藩当局は要求を認めて一揆勢を退散させたが、これは謀略だった。三郎右衛門ら抵抗勢力は軒並み捕らえられ、八名が斬罪となった。いっぽう一方触の六郎右衛門は在方惣代として大庄屋筆頭扱いとなり、他の大庄屋も一同に帯刀御免などの特権が与えられた。藩は中間管理職の懐柔、分断を図ったのである。
津山市高野本郷の萬福寺に「堀内三郎右衛門君碑」と刻まれた顕彰碑がある。昭和六年に建てられた。揮毫は「法学博士平沼淑郎」で、津山藩士平沼家出身で平沼騏一郎首相を弟に持つという学者である。
裏面には漢文の碑文があり、傍らに読み下し文が掲示されている。碑文の核心部分を抜き書きしよう。
大里正二十余人皆辞服君独抗言民疾苦声色不屈
(大里正二十余人ミナ辞服ス。君独リ抗民ノ疾苦ヲ言ヒテ声色屈セズ。)
「民ノ疾苦ヲ抗言シ」のほうがよいと思うがどうだろう。いずれにしても、大庄屋がみな屈服したのに、三郎右衛門は困窮する百姓の救済を主張し続けたということだ。大勢に流されることなく自ら信ずるところを貫く姿勢は、まさに「義」である。
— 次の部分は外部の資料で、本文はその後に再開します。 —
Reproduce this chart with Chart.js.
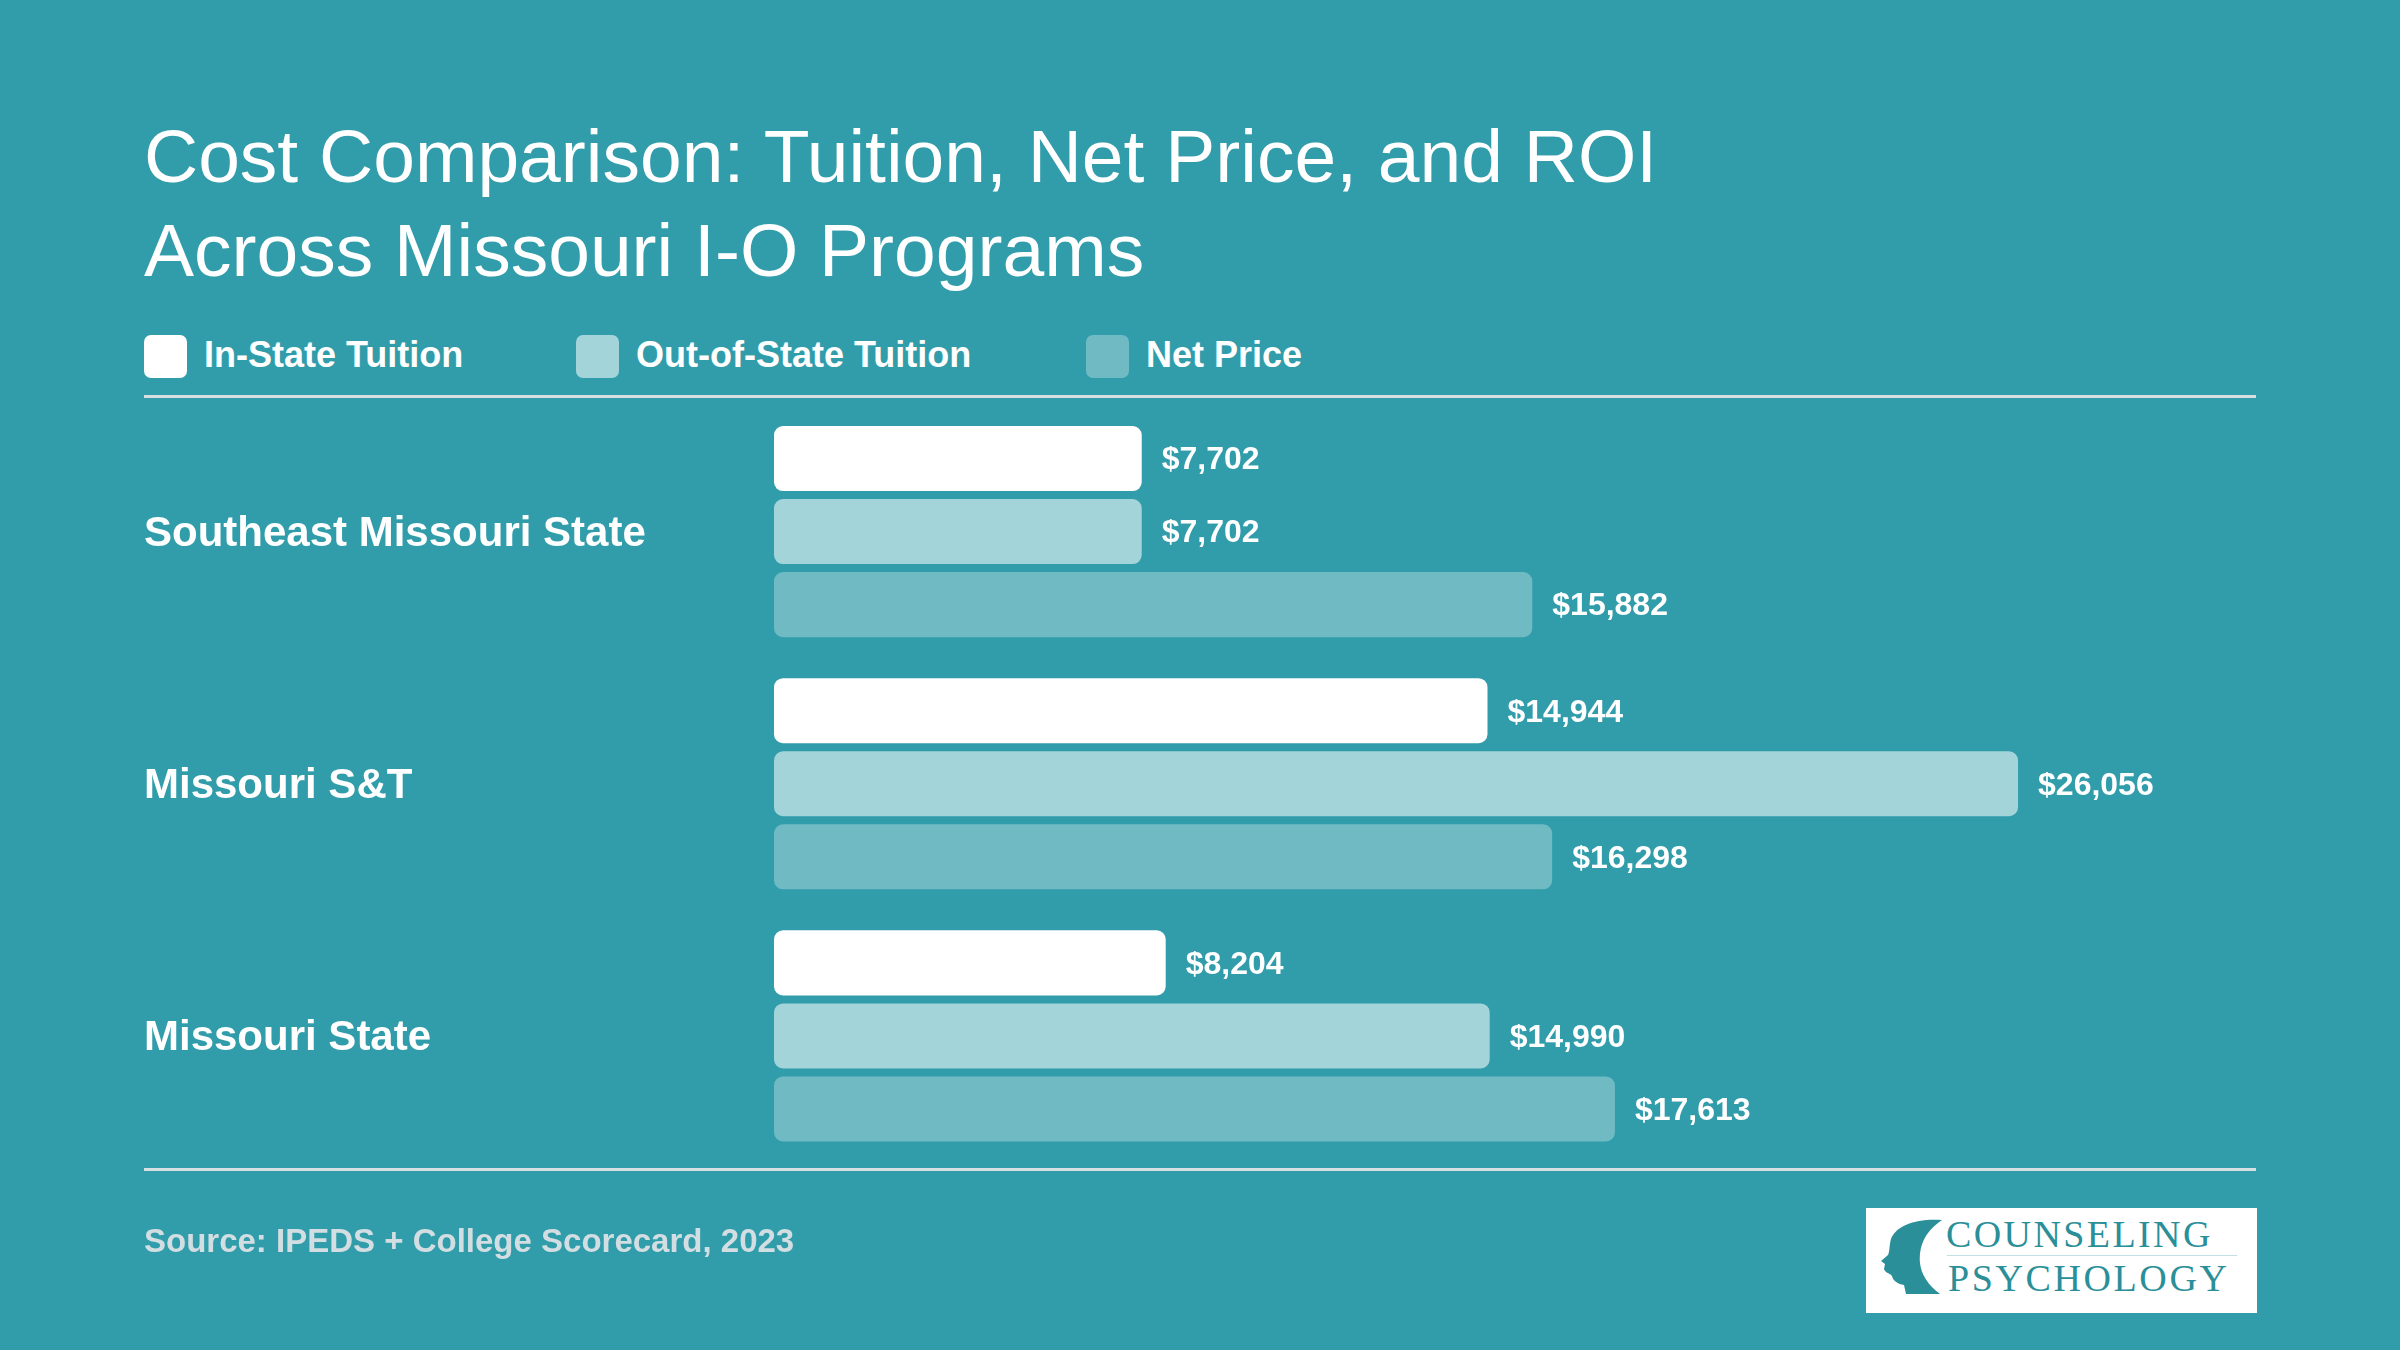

ただ三郎右衛門のみが正義で、他の大庄屋は自己保身で卑怯だった、と言うこともできないだろう。主戦論はいつも勇ましいが、穏便に事を運ぶのも中間管理職として大切なことだ。できることなら大庄屋が団結して百姓の立場を主張し藩当局と交渉すればよかったのだが、それができれば苦労はない。権力者の分断策に翻弄されるのが常なのだ。